Can singing spread Covid-19?

Singing doesn't spread Covid 19

Live music always works when it comes to events, big, small, intimate, sprawling, indoor or outdoor, summer or winter – it’s tried and tested and is here to stay. We don’t know about you, but to have some normality, something fun, special and something you’ve missed feels incredible after this time of entertainment and social fasting of the last few months! This week, we had our first gig since March and it was so good to be back.

There’s been a lot of talk about singing spreading the virus. As professional singers, this has been hard for us to hear, as when we trained, we learned to control our breath. Have you been considering singers at your private party, wedding or corporate event but have been put off due to government advice? Well thankfully, due to recent findings, the government has seen sense.
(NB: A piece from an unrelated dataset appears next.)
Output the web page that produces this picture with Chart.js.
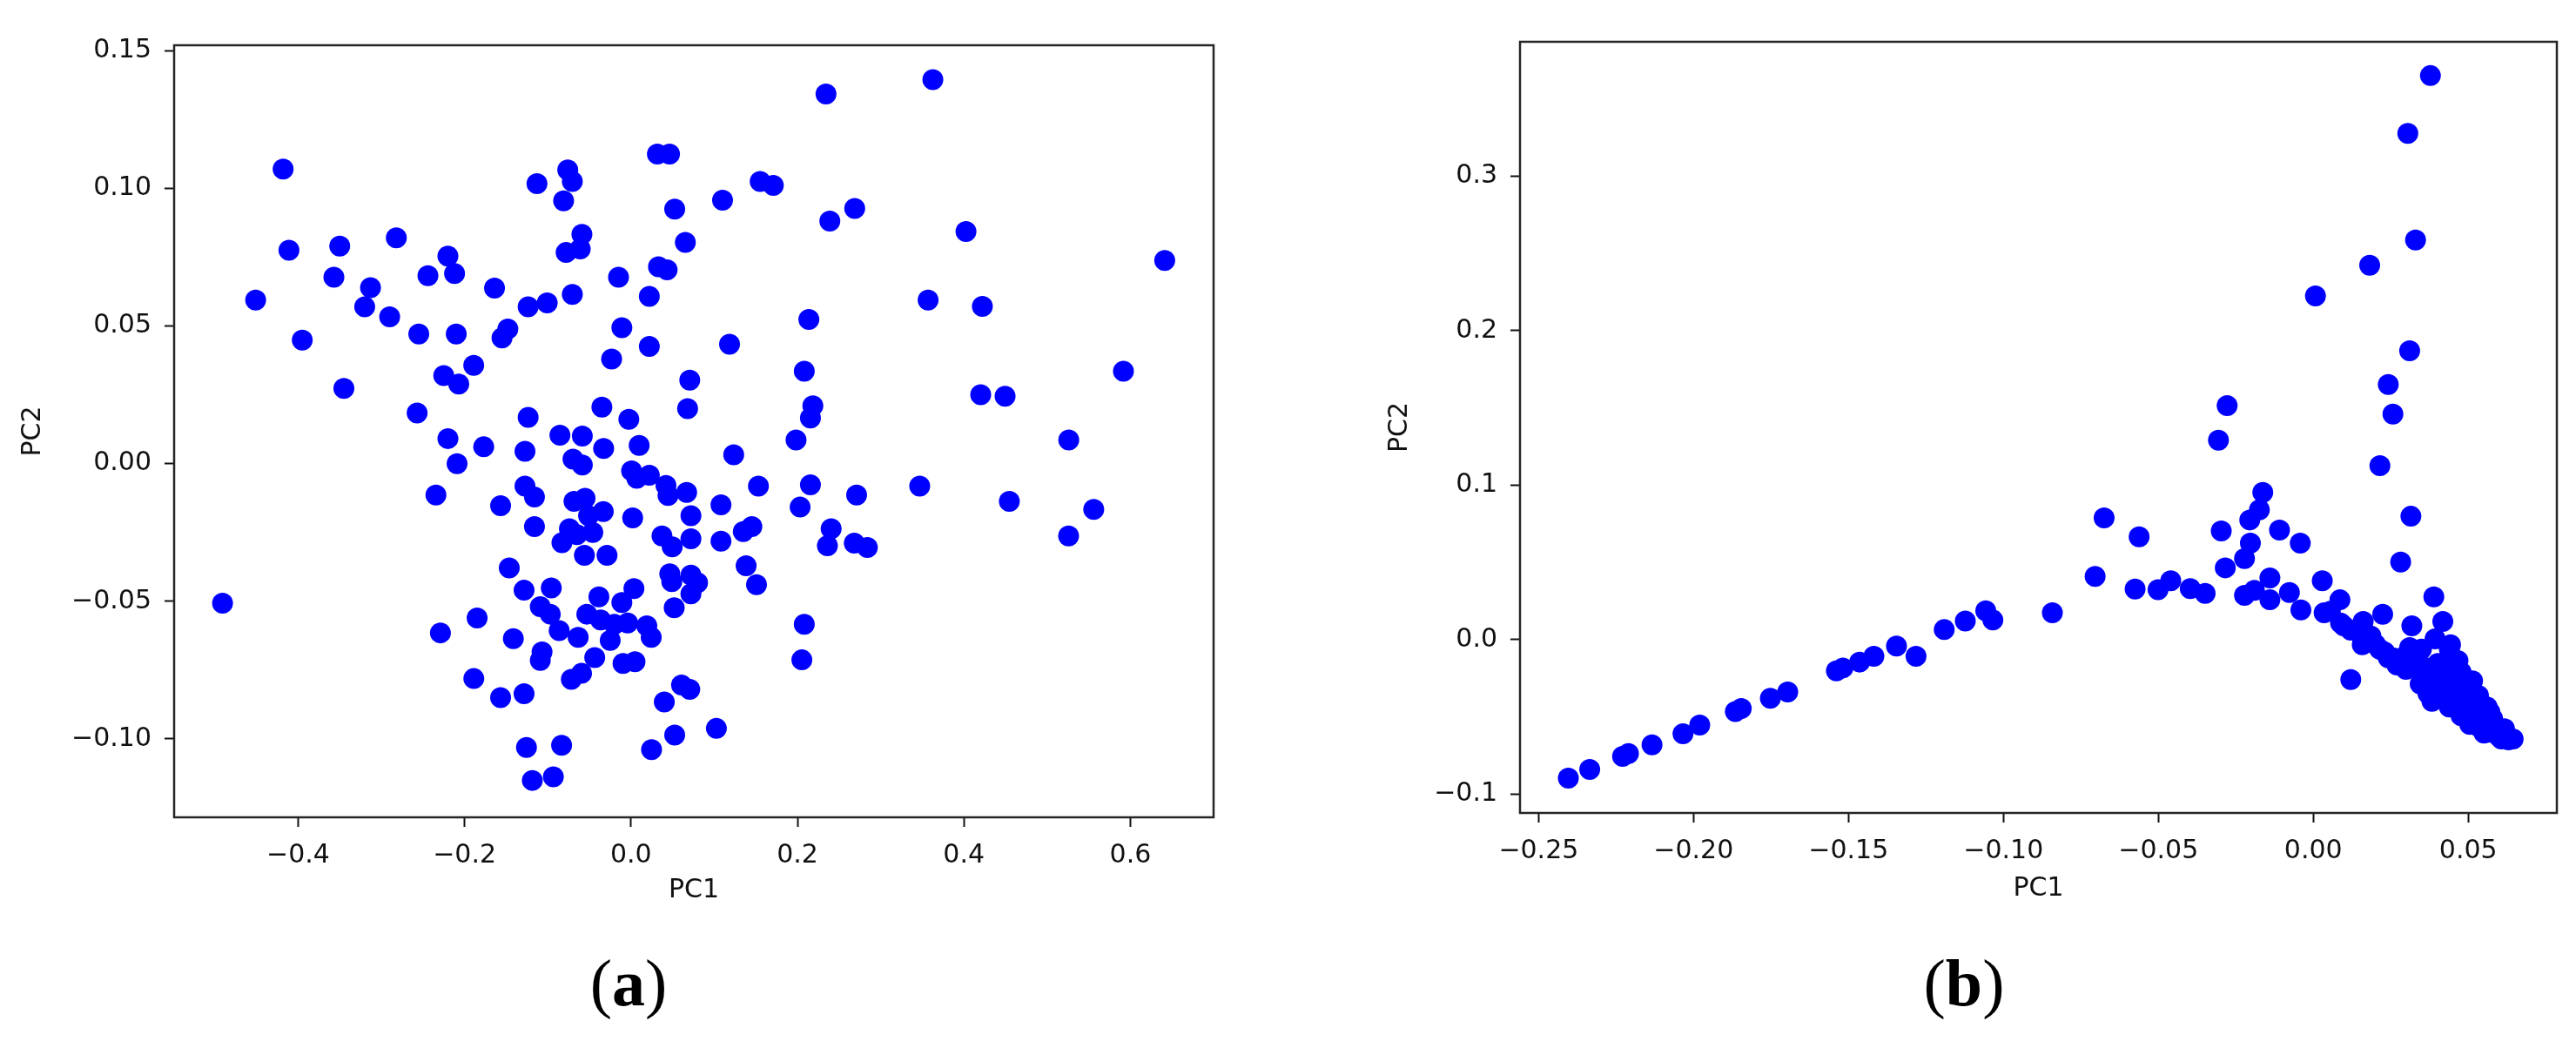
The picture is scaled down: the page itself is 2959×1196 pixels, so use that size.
<!DOCTYPE html>
<html>
<head>
<meta charset="utf-8">
<script src="https://cdn.jsdelivr.net/npm/chart.js@4.4.0/dist/chart.umd.min.js"></script>
<style>
  body { margin:0; background:#fff; width:2959px; height:1196px; position:relative; overflow:hidden; }
  .panel { position:absolute; top:0; height:1060px; }
  .caption { position:absolute; top:1079px; width:200px; text-align:center; font-family:"Liberation Serif", "Times New Roman", serif; font-size:76px; line-height:100px; color:#000; }
</style>
</head>
<body>

<div class="panel" style="left:0;width:1440px"><canvas id="pca-a"></canvas></div>
<div class="panel" style="left:1560px;width:1399px"><canvas id="pca-b"></canvas></div>
<div class="caption" style="left:622px">(<b>a</b>)</div>
<div class="caption" style="left:2156px">(<b>b</b>)</div>

<script>
// panel (a): PC1 / PC2 scores
var pcaA_x = [
  -0.418,-0.411,-0.350,-0.282,-0.357,-0.451,-0.313,-0.320,-0.290,-0.395,
  -0.255,-0.210,-0.220,-0.212,-0.244,-0.164,-0.148,-0.155,-0.189,-0.225,
  -0.207,-0.345,-0.257,-0.220,-0.177,-0.113,-0.076,-0.0705,-0.081,-0.059,
  -0.078,-0.061,-0.015,-0.0705,-0.1236,-0.1007,0.0317,0.0463,0.0525,0.0653,
  0.033,0.0434,0.022,-0.011,0.022,-0.0233,0.0706,0.068,-0.035,-0.0026,
  -0.1236,-0.0854,-0.0585,
  -0.1274,-0.0329,0.0098,-0.209,-0.0697,-0.0585,0.0007,0.007,0.022,0.042,
  0.0445,0.0669,-0.2344,-0.1567,-0.1274,-0.116,-0.0685,-0.0552,-0.0333,-0.051,
  0.002,-0.116,-0.074,-0.083,-0.065,-0.0459,-0.056,-0.0288,0.0372,0.0495,
  0.072,0.072,-0.1463,-0.1285,-0.0958,-0.109,-0.097,-0.0863,-0.0635,-0.0531,
  -0.0386,-0.0365,-0.020,-0.025,-0.011,0.0035,-0.004,0.019,0.0243,0.0466,
  0.049,0.0519,0.072,0.072,-0.1849,-0.229,-0.1414,-0.1069,-0.109,-0.0436,
  -0.0096,0.0048,-0.0717,-0.0594,-0.1889,-0.1567,-0.1285,0.0607,0.0706,0.040,
  0.0525,0.0247,-0.1256,-0.0834,-0.1186,-0.0933,-0.4908,
  0.2343,0.3627,0.1552,0.171,0.110,0.2688,0.2389,0.4025,0.6413,0.357,
  0.4222,0.2137,0.1184,0.2082,0.5917,0.4202,0.4495,0.2185,0.2156,0.1983,
  0.526,
  0.1234,0.1531,0.2156,0.2711,0.3469,0.4546,0.556,0.5258,0.1081,0.1081,
  0.1349,0.1452,0.2032,0.2405,0.236,0.2683,0.284,0.080,0.1383,0.1508,
  0.2082,0.2053,0.1026
];
var pcaA_y = [
  0.107,0.0775,0.079,0.082,0.0677,0.0594,0.0639,0.057,0.0533,0.0449,
  0.0471,0.0471,0.0754,0.0691,0.0683,0.0638,0.0489,0.0457,0.0357,0.032,
  0.0289,0.0273,0.0184,0.0091,0.0061,0.1017,0.1067,0.1025,0.0955,0.0833,
  0.0767,0.078,0.0677,0.0615,0.057,0.0584,0.1125,0.1125,0.0925,0.0804,
  0.0715,0.0704,0.0608,0.0494,0.0426,0.038,0.0303,0.020,0.0205,0.0161,
  0.0168,0.0103,0.010,
  0.0045,0.0055,0.0066,0.000,0.0016,-0.0005,-0.0026,-0.0053,-0.0042,-0.0079,
  -0.0116,-0.0105,-0.0114,-0.0153,-0.0082,-0.0121,-0.0137,-0.0126,-0.0174,-0.0189,
  -0.0197,-0.0229,-0.0237,-0.0287,-0.0258,-0.025,-0.0333,-0.0333,-0.0263,-0.0302,
  -0.0189,-0.0273,-0.0379,-0.046,-0.0452,-0.052,-0.0547,-0.0607,-0.0631,-0.0547,
  -0.0484,-0.0568,-0.0584,-0.0642,-0.0505,-0.0454,-0.0579,-0.0589,-0.0631,-0.040,
  -0.0429,-0.0524,-0.0405,-0.0473,-0.0561,-0.0615,-0.0636,-0.0684,-0.0715,-0.0705,
  -0.0726,-0.072,-0.0784,-0.0762,-0.0781,-0.085,-0.0836,-0.0804,-0.082,-0.0866,
  -0.0986,-0.1039,-0.1031,-0.1023,-0.1151,-0.1138,-0.0507,
  0.1343,0.1395,0.1025,0.1011,0.0957,0.0927,0.0881,0.0843,0.0738,0.0594,
  0.0571,0.0524,0.0434,0.0336,0.0336,0.025,0.0245,0.021,0.0166,0.0086,
  0.0086,
  0.0032,-0.0082,-0.0077,-0.0114,-0.0082,-0.0137,-0.0166,-0.0263,-0.015,-0.0282,
  -0.0247,-0.0229,-0.0158,-0.0237,-0.0298,-0.0289,-0.0305,-0.0433,-0.0371,-0.044,
  -0.0584,-0.0713,-0.0962
];
var xTicksA = [-0.4, -0.2, 0.0, 0.2, 0.4, 0.6];
var xLabelsA = ['\u22120.4', '\u22120.2', '0.0', '0.2', '0.4', '0.6'];
var yTicksA = [0.15, 0.10, 0.05, 0.00, -0.05, -0.10];
var yLabelsA = ['0.15', '0.10', '0.05', '0.00', '\u22120.05', '\u22120.10'];

// panel (b)
var pcaB_x = [
  0.0378,0.0305,0.033,0.0182,0.0007,0.0311,0.0242,0.0257,-0.0278,-0.0306,
  0.0215,-0.0163,-0.0174,-0.0205,0.0315,-0.0675,-0.0562,-0.0297,-0.0109,-0.0042,
  -0.0203,-0.0222,-0.0284,0.0282,-0.0704,-0.0575,-0.0501,-0.046,-0.0397,-0.0349,
  -0.0222,-0.019,-0.014,-0.014,-0.0077,-0.004,0.0029,0.0035,0.0086,0.0098,
  0.0161,0.0224,0.0161,0.0318,0.0389,0.0418,0.0121,0.0311,0.0349,0.0393,
  0.0443,-0.0842,
  -0.2404,-0.2335,-0.2229,-0.221,-0.2134,-0.2034,-0.198,-0.1865,-0.1846,-0.1752,
  -0.1696,-0.1539,-0.1518,-0.1464,-0.1418,-0.1345,-0.1282,-0.1191,-0.1123,-0.1057,
  -0.1034,
  0.0055,0.0088,0.0121,0.0158,0.0186,0.0158,0.0214,0.0242,0.027,0.0299,
  0.0336,0.0355,0.0383,0.0402,0.043,0.0439,0.0477,0.0495,0.0514,0.042,
  0.0458,0.0439,0.0486,0.0533,0.0477,0.0523,0.0561,0.0542,0.0579,0.0589,
  0.0617,0.0645,0.0607,0.0383,0.0345,0.0439,0.0551,0.0505,0.0439,0.0467,
  0.030,0.033,0.036,0.038,0.041,0.044,0.046,0.048,0.050,0.052,
  0.054,0.056,0.058,0.060,0.062,0.063,0.046,0.049,0.052,0.055,
  0.057,0.040,0.037,0.047,0.050,0.053,0.057,0.060,0.020,0.023,
  0.026,0.028
];
var pcaB_y = [
  0.3651,0.3277,0.2586,0.2423,0.2224,0.1869,0.1651,0.1459,0.1515,0.129,
  0.1125,0.0952,0.0839,0.0774,0.0798,0.0787,0.0665,0.0703,0.0708,0.0624,
  0.0624,0.0524,0.0464,0.0501,0.0408,0.0327,0.0323,0.038,0.0329,0.0299,
  0.0286,0.0318,0.0398,0.0257,0.0304,0.0192,0.038,0.0173,0.0257,0.0088,
  0.0117,0.0163,-0.0006,0.0088,0.0276,0.0117,-0.0259,-0.0052,-0.0062,0.0004,
  -0.0034,0.0173,
  -0.0897,-0.0841,-0.0757,-0.0738,-0.0682,-0.061,-0.0554,-0.0466,-0.0447,-0.0381,
  -0.034,-0.0203,-0.0184,-0.0146,-0.0109,-0.0043,-0.0109,0.0064,0.012,0.0186,
  0.0126,
  0.0183,0.0107,0.006,0.0014,0.0023,-0.0034,-0.0062,-0.0118,-0.0165,-0.0193,
  -0.0175,-0.025,-0.0306,-0.0155,-0.0212,-0.0118,-0.0212,-0.0287,-0.0268,-0.0362,
  -0.0362,-0.0437,-0.0419,-0.0362,-0.0494,-0.0475,-0.0437,-0.0531,-0.0513,-0.0588,
  -0.0578,-0.0644,-0.0644,-0.040,-0.0287,-0.0287,-0.0606,-0.055,-0.0062,-0.0137,
  -0.010,-0.013,-0.018,-0.022,-0.026,-0.031,-0.034,-0.038,-0.041,-0.045,
  -0.048,-0.052,-0.055,-0.059,-0.061,-0.065,-0.025,-0.032,-0.039,-0.043,
  -0.047,-0.033,-0.035,-0.045,-0.050,-0.056,-0.060,-0.063,-0.003,-0.008,
  -0.012,-0.015
];
var xTicksB = [-0.25, -0.20, -0.15, -0.10, -0.05, 0.00, 0.05];
var xLabelsB = ['\u22120.25', '\u22120.20', '\u22120.15', '\u22120.10', '\u22120.05', '0.00', '0.05'];
var yTicksB = [0.3, 0.2, 0.1, 0.0, -0.1];
var yLabelsB = ['0.3', '0.2', '0.1', '0.0', '\u22120.1'];

// axes frame on all four sides, like matplotlib spines
var framePlugin = {
  id: 'frame',
  afterDraw: function(chart) {
    var ctx = chart.ctx, a = chart.chartArea;
    ctx.save();
    ctx.strokeStyle = '#262626';
    ctx.lineWidth = 2.5;
    ctx.strokeRect(a.left, a.top, a.right - a.left, a.bottom - a.top);
    ctx.restore();
  }
};

var tickFont = { family: 'DejaVu Sans', size: 30 };

function scatterPanel(id, xs, ys, cfg) {
  var points = xs.map(function(x, i) { return { x: x, y: ys[i] }; });
  return new Chart(document.getElementById(id), {
    type: 'scatter',
    data: {
      datasets: [{
        data: points,
        backgroundColor: '#0000ff',
        borderWidth: 0,
        pointRadius: 12,
        pointHoverRadius: 12
      }]
    },
    options: {
      responsive: true,
      maintainAspectRatio: false,
      animation: false,
      events: [],
      layout: { padding: { top: cfg.padTop, right: cfg.padRight, left: 0, bottom: 0 } },
      plugins: { legend: { display: false }, tooltip: { enabled: false } },
      scales: {
        x: {
          type: 'linear',
          min: cfg.xMin, max: cfg.xMax,
          afterBuildTicks: function(s) { s.ticks = cfg.xTicks.map(function(v) { return { value: v }; }); },
          afterFit: function(s) { s.height = cfg.xAxisH; },
          ticks: {
            autoSkip: false, maxRotation: 0, padding: 15, color: '#111', font: tickFont,
            callback: function(v, i) { return cfg.xLabels[i]; }
          },
          grid: { drawOnChartArea: false, drawTicks: true, tickLength: 11, tickWidth: 2, tickColor: '#111' },
          border: { display: false },
          title: { display: true, text: 'PC1', color: '#111', font: tickFont, padding: { top: 0, bottom: cfg.xTitlePad } }
        },
        y: {
          type: 'linear',
          min: cfg.yMin, max: cfg.yMax,
          afterBuildTicks: function(s) { s.ticks = cfg.yTicks.map(function(v) { return { value: v }; }); },
          afterFit: function(s) { s.width = cfg.yAxisW; },
          ticks: {
            autoSkip: false, padding: 15, color: '#111', font: tickFont,
            callback: function(v, i) { return cfg.yLabels[i]; }
          },
          grid: { drawOnChartArea: false, drawTicks: true, tickLength: 11, tickWidth: 2, tickColor: '#111' },
          border: { display: false },
          title: { display: true, text: 'PC2', color: '#111', font: tickFont, padding: { top: cfg.yTitlePad, bottom: 0 } }
        }
      }
    },
    plugins: [framePlugin]
  });
}

scatterPanel('pca-a', pcaA_x, pcaA_y, {
  xMin: -0.549, xMax: 0.700, yMin: -0.1285, yMax: 0.152,
  xTicks: xTicksA, xLabels: xLabelsA, yTicks: yTicksA, yLabels: yLabelsA,
  padTop: 52, padRight: 46, yAxisW: 200, xAxisH: 121, xTitlePad: 19, yTitlePad: 20
});

scatterPanel('pca-b', pcaB_x, pcaB_y, {
  xMin: -0.256, xMax: 0.0786, yMin: -0.1123, yMax: 0.387,
  xTicks: xTicksB, xLabels: xLabelsB, yTicks: yTicksB, yLabels: yLabelsB,
  padTop: 48, padRight: 22, yAxisW: 186, xAxisH: 126, xTitlePad: 21, yTitlePad: 30
});
</script>
</body>
</html>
As of 14th August, there are no longer any restrictions regarding singing (or playing brass and wind instruments) for either professionals or non-professionals, for up to 15 people indoors or outdoors. Hurray! Here’s why:

A new report has found that singing is less harmful than breathing or speaking – it’s far worse to go to the gym for a workout than it is to be around a professional singer, singing. The below image is taking from a report concerning brass instruments which looked at how many particles are released when playing. There are two types of particle – droplets and aerosols. “Droplets are anything larger than 5 microns (a sixteenth of a human hair) in diameter, which fall to the ground quickly, while aerosols, are smaller than 5 microns and can’t be seen with the naked eye. These aerosol particles float on the air currents and can remain there for hours or even days.” Source

Now the singer in this experiment is not a professional singer but one of the brass players. Even then, the results are encouraging – this would be even less from a highly trained singer. Singing is not a super-spreader, as was first suggested. Mere talking and breathing has the same level of danger as singing. Therefore, the only precautions necessary to take would be the same as in any event, with or without music – decent ventilation and social distancing of guests.

In a few days, we expect Declan Costello to produce his much more extensive and peer reviewed findings in regards to singing and present them to the Department of Culture, Media and Sport. Expect an update to this article then and in the meantime, you may as well open up your mouth and let a melody come out!